Enlightenment > Star Trek > TNG
TNG 1-08

TNG 1x08
"Justice"

Original airdate: 11/9/1987
Rewatch date: 7/23/2011


During a visit to a pre-warp society, Wesley accidentally breaks a law punishable by death. The only way to save his life is to break the Prime Directive, and Captain Picard's choice is complicated by a godlike entity in orbit.

Spoiler-free notes:

Edo sounds an awful lot like Eloi. That's probably intentional.

There's got to be rules concerning not having indiscriminate sex with aliens on a first contact mission.

When I first saw this episode, I had just turned nine.
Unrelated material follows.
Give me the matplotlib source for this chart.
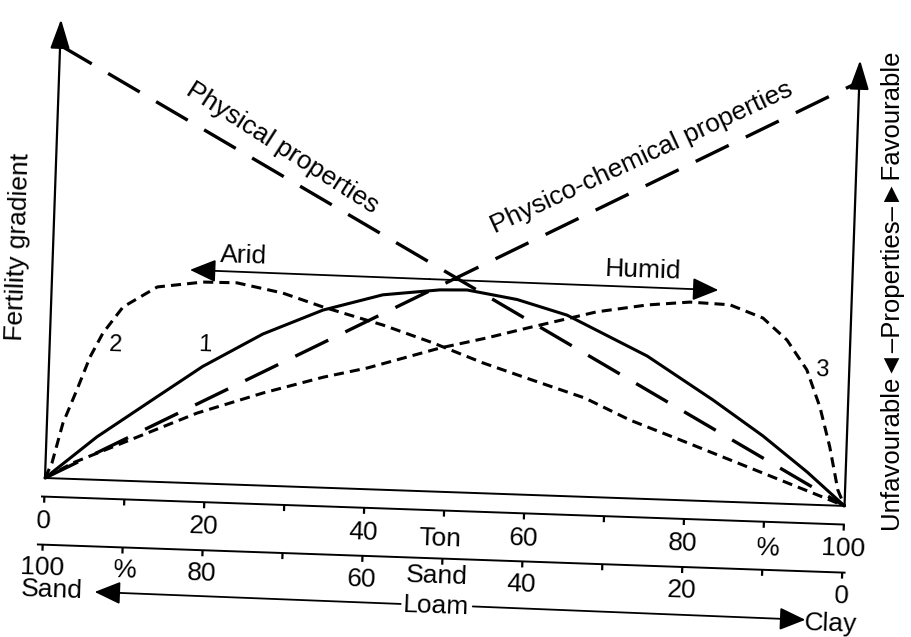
import matplotlib
matplotlib.use('Agg')
import matplotlib.pyplot as plt
from matplotlib.transforms import Affine2D

# ---------------- data ----------------
clay_ticks = [0, 20, 40, 60, 80, 100]
clay_labels = ['0', '20', '40', '60', '80', '100']
sand_labels = ['100', '80', '60', '40', '20', '0']
minor_ticks = [0, 10, 20, 30, 40, 50, 60, 70, 80, 90, 100]

phys_x = [0, 100]
phys_y = [100, 0]
chem_x = [0, 100]
chem_y = [0, 98]

c1_x = [0, 6.3, 13.6, 19.2, 26.6, 34.0, 41.4, 48.5, 51.9, 58.2, 64.5, 74.7, 83.1, 89.5, 95.2, 100]
c1_y = [0, 9.9, 19.6, 27.0, 35.0, 41.0, 45.0, 46.6, 46.8, 45.0, 41.8, 33.0, 23.4, 15.5, 7.5, 0]

c2_x = [0, 0.8, 2.0, 3.6, 5.1, 6.6, 9.0, 13.2, 18.9, 23.1, 28.9, 34.0, 41.6, 47.9, 54.2, 60.5,
        67.1, 72.8, 79.2, 85.5, 91.8, 96.0, 100]
c2_y = [0, 3.5, 12.8, 20.6, 28.3, 33.9, 40.1, 45.0, 46.5, 46.6, 44.6, 41.7, 38.0, 34.3, 30.1, 26.5,
        22.8, 18.1, 13.9, 9.7, 5.5, 2.7, 0]

c3_x = [0, 3.4, 10.5, 18.7, 26.9, 34.3, 39.8, 48.8, 54.6, 59.6, 68.2, 74.5, 79.8, 84.8, 89.0,
        92.1, 94.7, 96.5, 97.9, 99.1, 100]
c3_y = [0, 3.7, 9.5, 16.2, 21.4, 25.5, 28.0, 33.2, 35.9, 38.5, 42.8, 44.8, 45.8, 45.5, 42.7,
        37.8, 31.1, 22.6, 13.5, 3.6, 0]

arid_humid_x = [17.2, 83.3]
arid_humid_y = [49.2, 48.8]

# ---------------- layout ----------------
W, H, DPI = 911, 637, 100
plt.rcParams['font.family'] = ['Liberation Sans', 'DejaVu Sans']
FS = 19

fig = plt.figure(figsize=(W / DPI, H / DPI), dpi=DPI)
ax = fig.add_axes([0, 0, 1, 1])
ax.axis('off')
ox_px, oy_px = 45, 478
sx, sy = 8.0, 4.33
ax.set_xlim(-ox_px / sx, (W - ox_px) / sx)
ax.set_ylim((oy_px - H) / sy, oy_px / sy)
tilt = -2.0
tr = ax.transData + Affine2D().rotate_deg_around(ox_px, H - oy_px, tilt)

K = 'black'

def arrow(x0, y0, x1, y1, style='-|>', lw=1.4, ms=18):
    ax.annotate('', xy=(x1, y1), xytext=(x0, y0), xycoords=tr, textcoords=tr,
                arrowprops=dict(arrowstyle=style, color=K, lw=lw, mutation_scale=ms,
                                shrinkA=0, shrinkB=0))

def txt(x, y, s, rot=0.0, fs=FS, **kw):
    ax.text(x, y, s, transform=tr, rotation=rot + tilt, rotation_mode='anchor',
            ha=kw.pop('ha', 'center'), va=kw.pop('va', 'center'), fontsize=fs, color=K, **kw)

# axes
arrow(0, 0, 0, 106, style='-|>,head_length=0.9,head_width=0.3', lw=1.6, ms=20)
arrow(100, 0, 100, 103, style='-|>,head_length=0.9,head_width=0.3', lw=1.6, ms=20)
ax.plot([0, 100], [0, 0], color=K, lw=1.4, transform=tr)

# long dashed property lines
ax.plot(phys_x, phys_y, color=K, lw=2.4, ls=(0, (11, 5.7)), transform=tr)
ax.plot(chem_x, chem_y, color=K, lw=2.4, ls=(0, (11, 5.7)), transform=tr)

# fertility curves
ax.plot(c1_x, c1_y, color=K, lw=2.2, transform=tr, solid_capstyle='round', solid_joinstyle='round')
ax.plot(c2_x, c2_y, color=K, lw=2.2, ls=(0, (3.3, 2.0)), transform=tr)
ax.plot(c3_x, c3_y, color=K, lw=2.2, ls=(0, (3.3, 2.0)), transform=tr)

# arid / humid arrow
arrow(arid_humid_x[0] + 30, 49.0, arid_humid_x[0], arid_humid_y[0],
      style='-|>,head_length=0.8,head_width=0.35', lw=1.3, ms=20)
arrow(arid_humid_x[0] + 30, 49.0, arid_humid_x[1], arid_humid_y[1],
      style='-|>,head_length=0.8,head_width=0.35', lw=1.3, ms=20)
txt(23.8, 52.8, 'Arid')
txt(73.8, 52.8, 'Humid')

# curve numbers
txt(8.2, 31.3, '2', fs=17)
txt(19.4, 32.0, '1', fs=17)
txt(96.6, 31.2, '3', fs=17)

# property labels
txt(28.2, 78.1, 'Physical properties', rot=-30.6)
txt(73.2, 78.7, 'Physico-chemical properties', rot=26.9)

# side labels
txt(-4.4, 53.1, 'Fertility gradient', rot=90)
txt(104.9, 50.5, 'Unfavourable\u25c4\u2013Properties\u2013\u25baFavourable', rot=92, fs=18.5)

# clay scale
top_y, bot_y, tick = -4.3, -15.4, 1.4
ax.plot([-0.3, 100], [top_y, top_y], color=K, lw=1.4, transform=tr)
ax.vlines(minor_ticks, top_y - tick, top_y, color=K, lw=1.6, transform=tr)
for x, s in zip(clay_ticks, clay_labels):
    txt(x, -10.0, s)
txt(49.6, -10.8, 'Ton')
txt(90.6, -10.5, '%')

# sand scale
ax.plot([-0.6, 100.3], [bot_y, bot_y], color=K, lw=1.4, transform=tr)
ax.vlines(minor_ticks, bot_y - tick, bot_y, color=K, lw=1.6, transform=tr)
for x, s in zip(clay_ticks, sand_labels):
    txt(x, -20.8, s)
txt(10.4, -20.8, '%')
txt(49.4, -19.5, 'Sand')

# texture arrow
arrow(45, -26.2, 6.7, -25.9, style='-|>,head_length=0.8,head_width=0.35', lw=1.3, ms=20)
arrow(54, -26.2, 95.6, -26.6, style='-|>,head_length=0.8,head_width=0.35', lw=1.3, ms=20)
txt(1.3, -25.9, 'Sand')
txt(49.4, -26.4, 'Loam', bbox=dict(fc='white', ec='none', pad=1))
txt(98.7, -27.3, 'Clay')

fig.savefig('out.png', dpi=DPI)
Looking at all the half-naked women jogging around made me feel funny in ways I couldn't fully explain at the time.

I'm pretty sure that, when Picard explains that the Federation has "advanced" beyond capital punishment, he is violating the Prime Directive. Indeed, even visiting this pre-warp civilization is a violation of the Prime Directive. Then, in the end, when Picard takes Wesley back, he is again violating the Prime Directive. I get that this episode is trying to say something about the nature of zero tolerance, but it doesn't sit well with me at all. While Wesley's transgression is ridiculously minor, Picard's transgressions are extreme. Picard isn't just violating the Prime Directive all over the place, either; he's also putting his entire crew in jeopardy (more on that in the spoiler section).
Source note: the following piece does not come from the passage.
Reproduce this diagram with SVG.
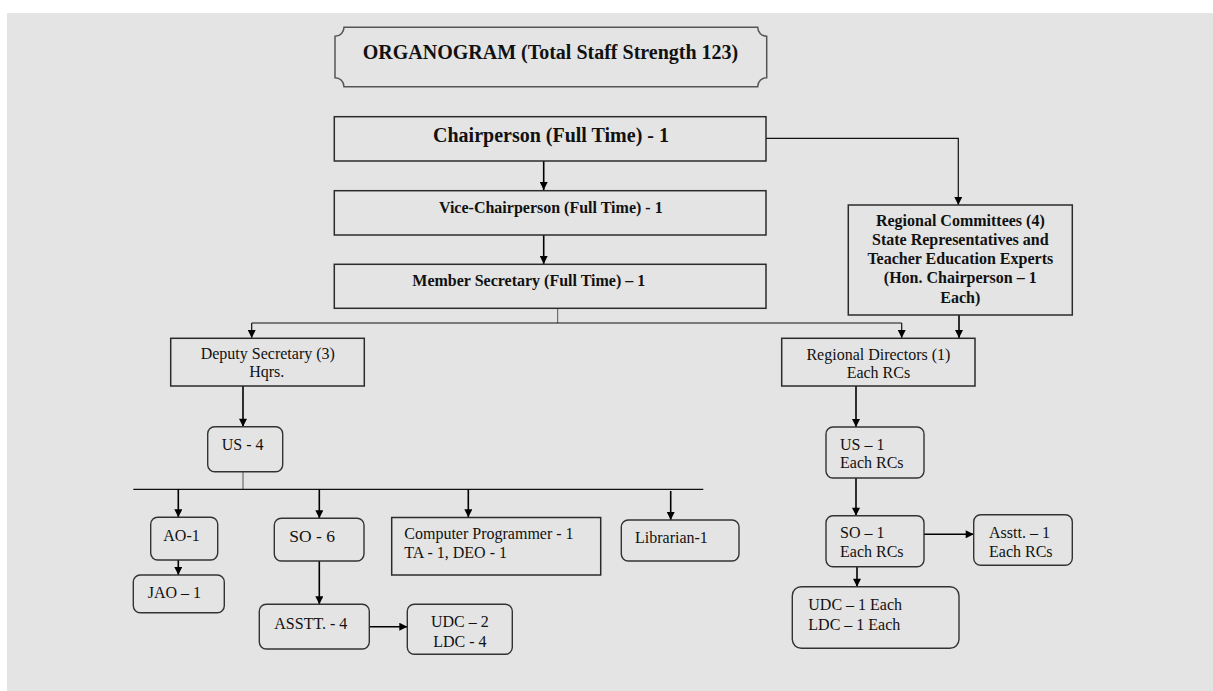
<svg xmlns="http://www.w3.org/2000/svg" width="1213" height="691" viewBox="0 0 1213 691">
<style>
.box{fill:#e4e4e4;stroke:#2b2b2b;stroke-width:1.5}
.rbox{fill:#e4e4e4;stroke:#333;stroke-width:1.4}
.ln{fill:none;stroke:#000;stroke-width:1.6}
.thin{fill:none;stroke:#111;stroke-width:1.2}
.stub{fill:none;stroke:#555;stroke-width:1}
.b20{font-family:"Liberation Serif",serif;font-weight:bold;font-size:20px;fill:#111}
.b16{font-family:"Liberation Serif",serif;font-weight:bold;font-size:16px;fill:#111}
.r16{font-family:"Liberation Serif",serif;font-size:16px;fill:#111}
.r17{font-family:"Liberation Serif",serif;font-size:17.5px;fill:#111}
.c{text-anchor:middle}
</style>
<defs>
<marker id="ah" viewBox="0 0 10 10" refX="10" refY="5" markerWidth="9" markerHeight="8" markerUnits="userSpaceOnUse" orient="auto">
<path d="M0,0 L10,5 L0,10 z" fill="#000"/>
</marker>
</defs>
<rect x="0" y="0" width="1213" height="691" fill="#ffffff"/>
<rect x="7" y="13" width="1206" height="678" fill="#e4e4e4"/>

<g id="connectors">
<line class="ln" x1="543.7" y1="161" x2="543.7" y2="190" marker-end="url(#ah)"/>
<line class="ln" x1="543.7" y1="235" x2="543.7" y2="264" marker-end="url(#ah)"/>
<polyline class="thin" points="766,138.3 958.3,138.3 958.3,205" marker-end="url(#ah)"/>
<line class="stub" x1="557.7" y1="308.5" x2="557.7" y2="323"/>
<line class="thin" x1="251.7" y1="323" x2="901.7" y2="323"/>
<line class="thin" x1="251.7" y1="323" x2="251.7" y2="338" marker-end="url(#ah)"/>
<line class="thin" x1="901.7" y1="323" x2="901.7" y2="338" marker-end="url(#ah)"/>
<line class="ln" x1="959" y1="315" x2="959" y2="338" marker-end="url(#ah)"/>
<line class="ln" x1="243" y1="386" x2="243" y2="426.7" marker-end="url(#ah)"/>
<line class="stub" x1="243" y1="471.7" x2="243" y2="489"/>
<line class="thin" x1="133.3" y1="489.3" x2="703.3" y2="489.3"/>
<line class="ln" x1="178.3" y1="489.3" x2="178.3" y2="517.3" marker-end="url(#ah)"/>
<line class="ln" x1="319.3" y1="489.3" x2="319.3" y2="518.3" marker-end="url(#ah)"/>
<line class="ln" x1="468.3" y1="489.3" x2="468.3" y2="517.3" marker-end="url(#ah)"/>
<line class="ln" x1="670.7" y1="491" x2="670.7" y2="520" marker-end="url(#ah)"/>
<line class="ln" x1="178.3" y1="560" x2="178.3" y2="575" marker-end="url(#ah)"/>
<line class="ln" x1="319.3" y1="561" x2="319.3" y2="604.3" marker-end="url(#ah)"/>
<line class="ln" x1="369.3" y1="626.7" x2="407.3" y2="626.7" marker-end="url(#ah)"/>
<line class="ln" x1="856" y1="386" x2="856" y2="427" marker-end="url(#ah)"/>
<line class="ln" x1="856" y1="478" x2="856" y2="515.7" marker-end="url(#ah)"/>
<line class="ln" x1="924" y1="534.3" x2="973.7" y2="534.3" marker-end="url(#ah)"/>
<line class="ln" x1="857" y1="566.7" x2="857" y2="586.7" marker-end="url(#ah)"/>
</g>

<g id="title">
<path d="M344,27.3 H757.7 A9,9 0 0 0 766.7,36.3 V77.7 A9,9 0 0 0 757.7,86.7 H344 A9,9 0 0 0 335,77.7 V36.3 A9,9 0 0 0 344,27.3 Z" fill="#e4e4e4" stroke="#555" stroke-width="1.5"/>
<text class="b20 c" x="550.5" y="59">ORGANOGRAM (Total Staff Strength 123)</text>
</g>

<g id="chairperson">
<rect class="box" x="334.3" y="116.7" width="431.7" height="44.3"/>
<text class="b20 c" x="551" y="142">Chairperson (Full Time) - 1</text>
</g>

<g id="vice-chairperson">
<rect class="box" x="334.3" y="190.7" width="431.7" height="44.3"/>
<text class="b16 c" x="550.8" y="213">Vice-Chairperson (Full Time) - 1</text>
</g>

<g id="member-secretary">
<rect class="box" x="334.3" y="264.3" width="431.7" height="44"/>
<text class="b16" x="412.3" y="286">Member Secretary (Full Time) – 1</text>
</g>

<g id="regional-committees">
<rect class="box" x="848.3" y="205" width="224" height="110"/>
<text class="b16 c" x="960.3" y="226">Regional Committees (4)</text>
<text class="b16 c" x="960.3" y="245">State Representatives and</text>
<text class="b16 c" x="960.3" y="264">Teacher Education Experts</text>
<text class="b16 c" x="960.3" y="283">(Hon. Chairperson – 1</text>
<text class="b16 c" x="960.3" y="302.5">Each)</text>
</g>

<g id="deputy-secretary">
<rect class="box" x="170.7" y="338.3" width="193.6" height="47.7"/>
<text class="r16 c" x="267.8" y="359.3">Deputy Secretary (3)</text>
<text class="r16 c" x="266.7" y="377.3">Hqrs.</text>
</g>

<g id="regional-directors">
<rect class="box" x="781.7" y="338.3" width="193.3" height="47.7"/>
<text class="r16 c" x="878.4" y="360">Regional Directors (1)</text>
<text class="r16 c" x="878.4" y="378.3">Each RCs</text>
</g>

<g id="us-4">
<rect class="rbox" x="207.7" y="426.7" width="75" height="45" rx="7"/>
<text class="r16" x="221.7" y="450">US - 4</text>
</g>

<g id="ao-1">
<rect class="rbox" x="150.7" y="517.3" width="67" height="42.7" rx="7"/>
<text class="r16" x="163.3" y="540.7">AO-1</text>
</g>

<g id="jao-1">
<rect class="rbox" x="133.3" y="575" width="91" height="37.7" rx="7"/>
<text class="r16" x="147.7" y="598.3">JAO – 1</text>
</g>

<g id="so-6">
<rect class="rbox" x="274.3" y="518.3" width="89.7" height="42.7" rx="7"/>
<text class="r17" x="289.3" y="542.3">SO - 6</text>
</g>

<g id="asstt-4">
<rect class="rbox" x="259.3" y="604.3" width="110" height="44.7" rx="7"/>
<text class="r16" x="274.3" y="629">ASSTT. - 4</text>
</g>

<g id="udc-ldc">
<rect class="rbox" x="407.3" y="604.3" width="105" height="50" rx="7"/>
<text class="r16 c" x="459.8" y="627.3">UDC – 2</text>
<text class="r16 c" x="459.8" y="646.7">LDC - 4</text>
</g>

<g id="computer-programmer">
<rect class="box" x="391.7" y="517.5" width="209" height="57.5"/>
<text class="r16" x="404.3" y="539">Computer Programmer - 1</text>
<text class="r16" x="404.3" y="557.7">TA - 1, DEO - 1</text>
</g>

<g id="librarian">
<rect class="rbox" x="621.3" y="520" width="117.7" height="41" rx="7"/>
<text class="r16" x="635" y="543.3">Librarian-1</text>
</g>

<g id="us-1">
<rect class="rbox" x="826" y="427" width="98" height="51" rx="7"/>
<text class="r16" x="840" y="450">US – 1</text>
<text class="r16" x="840" y="468.3">Each RCs</text>
</g>

<g id="so-1">
<rect class="rbox" x="826" y="515.7" width="98" height="51" rx="7"/>
<text class="r16" x="840" y="538.3">SO – 1</text>
<text class="r16" x="840" y="557.3">Each RCs</text>
</g>

<g id="asstt-1">
<rect class="rbox" x="973.7" y="514.7" width="98.6" height="50.6" rx="7"/>
<text class="r16" x="989" y="537.7">Asstt. – 1</text>
<text class="r16" x="989" y="556.7">Each RCs</text>
</g>

<g id="udc-ldc-each">
<rect class="rbox" x="792.3" y="586.7" width="166.7" height="61.6" rx="9"/>
<text class="r16" x="808.3" y="610">UDC – 1 Each</text>
<text class="r16" x="808.3" y="630">LDC – 1 Each</text>
</g>
</svg>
Picard seems awfully untroubled by the fact that an unknown trans-dimensional alien species that spans over 3,000 planets has just downloaded everything that Data knows. This would no doubt include plenty of sensitive information, not the least of which would be information about the defensive systems of the Enterprise.

"Any sufficiently advanced life-form would appear to others to be [a god]." Hey, look, it's another variation of Clarke's Third Law. I guess there's at least one Sir Arthur C. Clarke fanboy in the writer's room.

This is at least the third time that the Enterprise-D has come across a lifeform significantly more advanced than humanity. There's been Q and the traveler, and arguably the T'Kon Portal as well.



Spoiler section:

The Edo God looks an awful lot like the Lysian Central Command in "Conundrum."

I get that Picard has already developed a special relationship with Wesley, but for a Starfleet captain, it's practically a no-brainer that he should be willing to sacrifice Wesley's life in order to protect the Enterprise. As we see when Troi takes the Bridge Officer test, in "Thine Own Self," it is a decision every officer should be ready to make without hesitation or remorse.